Andy Ferguson also reminds us that from its earliest formative days in China, Zen took root and then flourished as a monastic system.
Though there were highly regarded masters living
and teaching outside the institutions, Zen's most characteristic
geniuses moved freely among the temples and monasteries, and followed
a highly prescribed lifestyle. The strength and tradition of monastic
life provided the loom on which the spare, elegant, witty, deadly
serious, and humorous fabric of Zen could be woven. Though it would
be wrong to say monastic life was essential to all Zen, it has been
essential to a great deal of the best of it so far.
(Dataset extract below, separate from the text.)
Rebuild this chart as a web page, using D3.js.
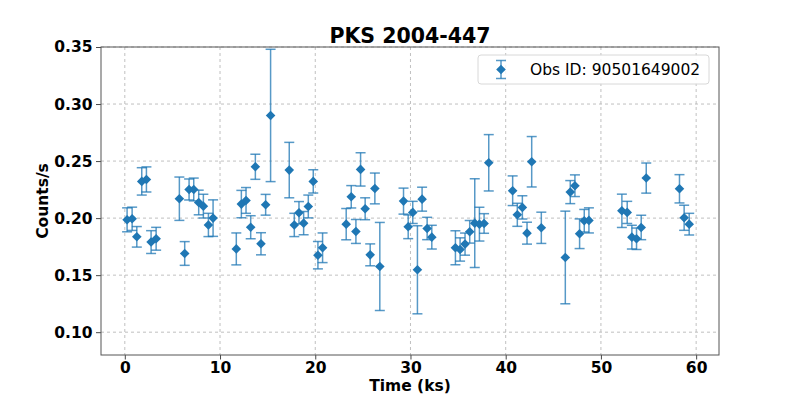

Because the records we have come from this monastic tradition of transmission, our stories necessarily follow this monastic line. That said, we will in this course meet a few inspirational and influential practitioners who lived outside this system.
Legends and scholarship
How can we know what is history and what is legend? Can we know if one of the protagonists invented the dialog we're reading?
Although this course presents the story of Zen chronologically it is not meant to be "a history." While political and societal forces certainly had a tremendous affect on the evolution of Zen, we focus here on the masters who created what is now Zen. Rather than present timelines and dates we offer the words of Zen's most influential teachers, along with a few what we hope are helpful commentaries on the talks, poems and anecdotes that have come down to us.